Conclusion: Guarding the Gift

So what are we to make of this? This passage is a snapshot of a kingdom at the peak of its glory, and at the very moment it begins to rot from the inside. The blessings of God were pouring in, but the king's heart was slowly, subtly, turning from the Giver to the gifts. The prosperity that should have led to greater gratitude and obedience was instead funding disobedience and self-reliance.

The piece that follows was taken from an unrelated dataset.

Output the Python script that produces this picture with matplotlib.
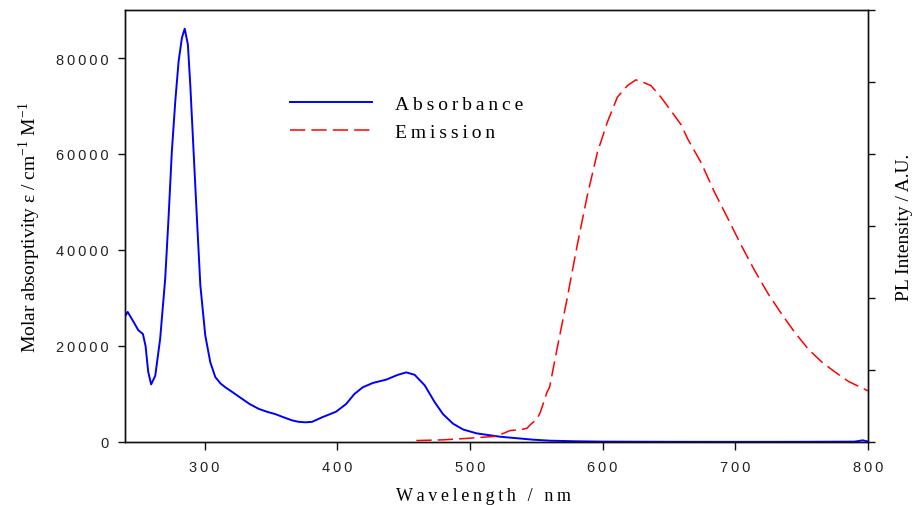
import numpy as np
import matplotlib.pyplot as plt
from matplotlib.ticker import FuncFormatter

# absorbance spectrum (nm, molar absorptivity)
abs_nm = [240, 242, 246.5, 250, 253.5, 255.5, 257.5, 259.7, 262.8, 266.5,
          270.3, 272.8, 275.3, 277.9, 280.4, 282.9, 285, 287.4, 289.2, 291.7,
          294.2, 296.8, 300.5, 304.3, 308.1, 312, 315.6, 322, 328.2, 334,
          340.8, 347, 353.4, 360, 366, 371, 376, 381, 389, 399,
          406.6, 412.9, 419.2, 426.8, 436.9, 445.7, 452, 458.3, 465.9, 473.4,
          479.7, 487.3, 494.9, 505, 522.7, 547.7, 560.6, 580, 600, 650,
          700, 750, 790, 796, 800]
abs_eps = [26200, 27100, 25000, 23300, 22500, 20000, 14600, 12000, 13800, 21500,
           34000, 46600, 60500, 71000, 79300, 84200, 86100, 82800, 74400, 60500,
           46600, 32600, 22200, 16600, 13500, 12200, 11400, 10200, 9000, 7900,
           6900, 6300, 5800, 5100, 4500, 4200, 4100, 4200, 5200, 6300,
           7900, 10000, 11400, 12300, 13000, 14000, 14500, 14000, 11800, 8300,
           5800, 3800, 2600, 1800, 1100, 480, 270, 150, 80, 40,
           30, 40, 80, 350, 100]

# emission spectrum (nm, PL intensity a.u.)
em_nm = [459.6, 480, 497.5, 520, 530.3, 537.9, 542.9, 545.5, 550.5, 553,
         558, 560, 565.6, 573.2, 580.8, 588.4, 596, 603.5, 611.1, 618.7,
         625, 630, 636.4, 643.9, 651.5, 659, 664.1, 674.2, 684.3, 694.5,
         704.5, 714.6, 724.7, 734.8, 744.9, 755, 765.2, 775.3, 785.4, 795.5,
         800]
em_int = [0.02, 0.03, 0.05, 0.08, 0.16, 0.17, 0.19, 0.24, 0.32, 0.41,
          0.69, 0.76, 1.29, 1.99, 2.73, 3.42, 4.02, 4.44, 4.79, 4.95,
          5.03, 5.0, 4.95, 4.79, 4.60, 4.41, 4.21, 3.88, 3.47, 3.10,
          2.73, 2.38, 2.06, 1.78, 1.52, 1.29, 1.11, 0.97, 0.84, 0.75,
          0.71]

THIN = '\u2009'
SANS = ['Liberation Sans', 'DejaVu Sans']
SERIF = ['Liberation Serif', 'DejaVu Serif']


def spaced(s, sep=THIN):
    return sep.join(s)


fig = plt.figure(figsize=(9.16, 5.06), dpi=100)
ax = fig.add_axes([125 / 916, 1 - 443 / 506, (868 - 125) / 916, (443 - 11) / 506])
ax2 = ax.twinx()

l1, = ax.plot(abs_nm, abs_eps, color='#0000ff', lw=1.4, label=spaced('Absorbance'))
l2, = ax2.plot(em_nm, em_int, color='#ff0000', lw=1.1, ls=(0, (10, 4)),
               label=spaced('Emission'))

ax.set_xlim(240, 800)
ax.set_ylim(0, 90000)
ax2.set_ylim(0, 6)
ax.set_xticks([300, 400, 500, 600, 700, 800])
ax.set_yticks([0, 20000, 40000, 60000, 80000])
ax2.set_yticks(range(7))
ax2.set_yticklabels([])

fmt = FuncFormatter(lambda v, p: spaced('%d' % v))
ax.xaxis.set_major_formatter(fmt)
ax.yaxis.set_major_formatter(fmt)

for a in (ax, ax2):
    for sp in a.spines.values():
        sp.set_linewidth(1.0)
        sp.set_color('#111111')
    a.tick_params(direction='out', length=5, width=1.0, color='#111111')
ax.tick_params(axis='y', pad=7)
ax.tick_params(axis='x', length=6, pad=7)

for lab in ax.get_xticklabels() + ax.get_yticklabels():
    lab.set_family(SANS)
    lab.set_fontsize(10.5)
    lab.set_color('#222222')

ax.set_xlabel(spaced('Wavelength / nm'), family=SERIF, fontsize=13)
ax.xaxis.set_label_coords(0.483, -0.104)
ax.set_ylabel('Molar absorptivity ε / cm$^{\\mathregular{-1}}$ M$^{\\mathregular{-1}}$',
              family=SERIF, fontsize=14, labelpad=9)
ax2.set_ylabel('PL Intensity / A.U.', family=SERIF, fontsize=14, labelpad=12)

leg = ax2.legend(handles=[l1, l2], loc='upper left', frameon=False,
                 bbox_to_anchor=(290 / 916, 1 - 96 / 506),
                 bbox_transform=fig.transFigure, borderpad=0, borderaxespad=0,
                 handlelength=4.2, handletextpad=1.2, labelspacing=0.55,
                 prop={'family': SERIF, 'size': 14})

fig.savefig('out.png', dpi=100)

This is a profound warning for us, both as individuals and as a people. God delights to bless His children. He gives us good gifts: financial stability, peace in our land, talents, and opportunities. But every one of those blessings comes with a test. Will we use it for His glory, with a grateful heart, in humble obedience to His Word? Or will we begin to trust in the gift itself? Will we lean on our bank account instead of our God? Will we find our security in our military and our politicians instead of in the Lord of Hosts? Will we make compromises with the world, adopting its wisdom and its methods, in order to "get things done"?

The story of Solomon is the story of a man who was given everything and who, by degrees, squandered it. He did not lose his wisdom overnight. He did not become an idolater in a day. It began with seemingly small compromises. It began with a few too many horses. It began with a little too much gold. It began with a pragmatic trade deal with Egypt. It began the moment he started to believe that the glorious kingdom he ruled was the result of his own strength and wisdom, rather than the sheer, unmerited grace of God.

Let us therefore take heed. When God blesses, we must be doubly vigilant. We must ask Him not only for the blessing, but for the wisdom and grace to handle the blessing rightly. We must cling to His Word as the only true standard, especially when the world offers us what looks like a shortcut. For if we do not, we will find that the daughter of prosperity has a voracious appetite, and she will not hesitate to devour the mother of faithfulness that gave her birth.